La production des Alpino franchit un pas de plus en 1953
Cette année-là est présenté un 125 Gran Sport dérivé du 98 cm3 deux temps. Un an plus tard apparaît un 75 quatre temps, puis une 175 sans grande originalité. Alpino n’abandonne pas le deux temps pour autant et suivent, en 1956, un scooter à grandes roues de 16 pouces et moteur deux temps, monoplace en 48 cm3 et biplace en 75 cm3. Il est importé en Grande-Bretagne en 75 cm3 dès 1957, mais n’apparaît en France et sous label Bimot, qu’au salon de Paris 1960. Bimot s’étant contenté de prendre le 48 avec l’équipement plus valorisant du 75. Sur notre version nationale ce classique deux temps doté de pédales et d’une boîte à 3 rapports commandés par poignée tournante développe 1,5 ch à 4500 tr/min. En 1955 un 200 cm3 quatre temps est développé sur la basse du 175. En fait ces deux quatre temps culbutés Alpino, ne diffèrent que par les côtes internes des moteurs : 59,5 x 62 mm pour la 175 cm3 annoncée pour 8 ch à 5000 tr/min et 64 x 62 mm pour la 200 cm3 qui revendique 10 ch.

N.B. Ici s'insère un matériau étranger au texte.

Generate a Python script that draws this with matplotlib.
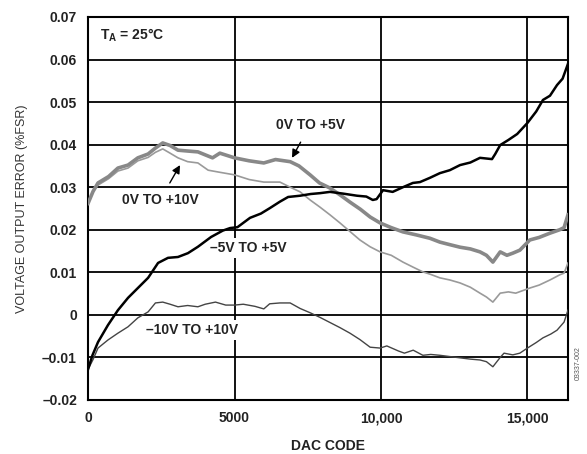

Espoirs et faillite argentine
Comme nombre de marques italiennes, dont Ceccato, Gilera, Lambretta, Legnano ou Rumi, Alpino se tourne vers le marché argentin en 1955 et des 50, 75 et 125 cm3 commencent à être assemblés à San Justo près de Buenos Aires dès les premiers mois de 1956. Tous les espoirs sont permis mais ce beau chateau de cartes ne va pas tarder à s’écrouler. En Italie, le marché de la moto est durement touché par la crise qui touche toute l’Europe et la situation politico-économique est bien pire encore en Argentine. Alpino a développé en 1959 une 250 cm3 extrapolée de la 200, avec des côtes carrées de 68 x 68 mm et une esthétique ne différant guère que par son double phare. Le modèle présenté à Milan ne sera pourtant jamais construit en Italie et Alpino envoie les composants pour y être montés à San Justo. Quelques milliers d’exemplaires sont prévus mais la construction ne suit pas et Alpino dont un tiers de la production est exportée en Argentine, finit par déposer son bilan en avril 1963 après avoir fait des efforts désespérés pour exporter vers la Grande-Bretagne, comme aux États-Unis et réussi à vendre ses moteurs à quelques autres marques : Mi-Val en 125 ou Beta en 50 quatre temps. Présentés en 1960 sous label Bimot au salon de Paris, les modèles déjà existants depuis 1956 sous leur vrai nom d’Alpino, ne connaîtront qu’une diffusion plus que confidentielle en France durant les deux années où la société Motoram les distribuera. (Ladite société qui officiait par ailleurs depuis 83 ans, disparaît le 25 décembre 1984.) Les ultimes tentatives de survie d’Alpino apparaissent au salon de Milan de 1959 avec un scooter présenté en 150 et 175 cm3 et de ligne assez classique, au décor près (Le 175 dispose même d’un démarreur électrique) et la fameuse 250 quatre temps à double phare, mais il est trop tard et Alpino ferme ses portes.